Step 2: Determining Resourcing and Service Levels
One very common COE pitfall is for a mismatch to develop between the service level and the resourcing level. This often happens when COEs are successful at what they do.
A typical scenario is for an organization transformation COE to set itself up, define its scope and work, and be allotted a limited number of resources to execute and deliver services. If the COE is effective, the work starts to pile up. Before long, they find themselves juggling so many initiatives that they end up not doing any real work. Eventually this dynamic can cause a COE to fail.
There are a couple of ways to address this problem:
- Go back to step one and redefine (or refine) your scope and purpose
- Go to the organization and make the case for greater resource allocation based on the value the COE is delivering
It is better, however, to avoid falling into this trap in the first place. Maintaining and communicating clarity on what the COE is there to do, what they don’t do, who they are there to help, and how they partner with other internal (and external) resources to deliver value can help to minimize resource discrepancies.

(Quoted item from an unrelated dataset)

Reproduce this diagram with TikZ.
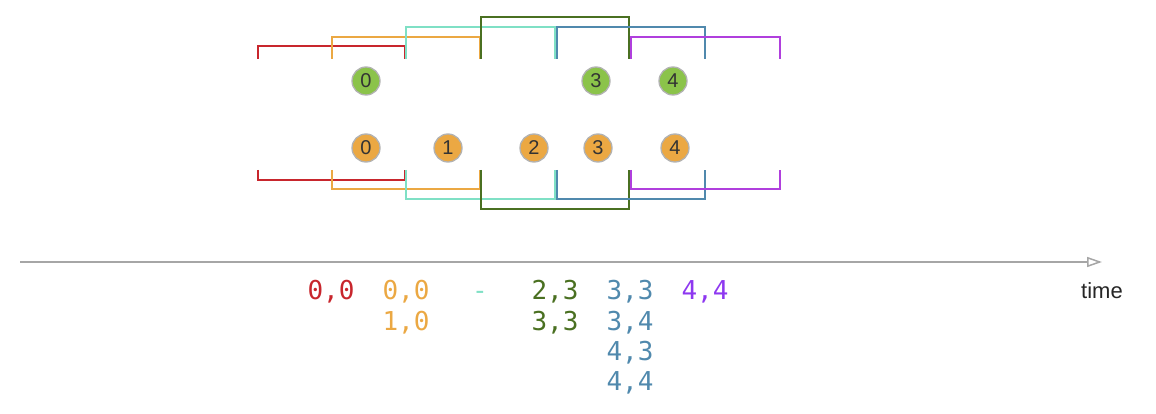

Step 3: Prioritizing Demand
This then leads to the question of how to go about prioritizing requests or regulating demand for services offered. A COE that treats all prospective customers equally and/or says ‘yes’ to all requests will typically always be short on resources. It is, therefore, important to develop some kind of objective approach to govern which types of projects and/or customers take priority, as well as to clearly communicate this approach.
Every organization approaches this a little differently. Some organization transformation COEs prioritize corporate initiatives over requests from regional or business unit leaders. Sometimes, the opposite is true. The key is to set criteria and define the intake mechanisms for identifying needs (demand) and allocating resources to work on it.
3 Key Questions to Assist in Determining Your COE Engagement Model
Determining the answers to these three questions from the get go will help ensure that your organization transformation COE operates smoothly and harmoniously within your organization.
- How will the COE work or partner with other internal parties/groups (e.g., HRBPs, Change Managers, Black Belts, etc.)
- How will service levels and resourcing levels be determined?
- How will requests (demand) be prioritized?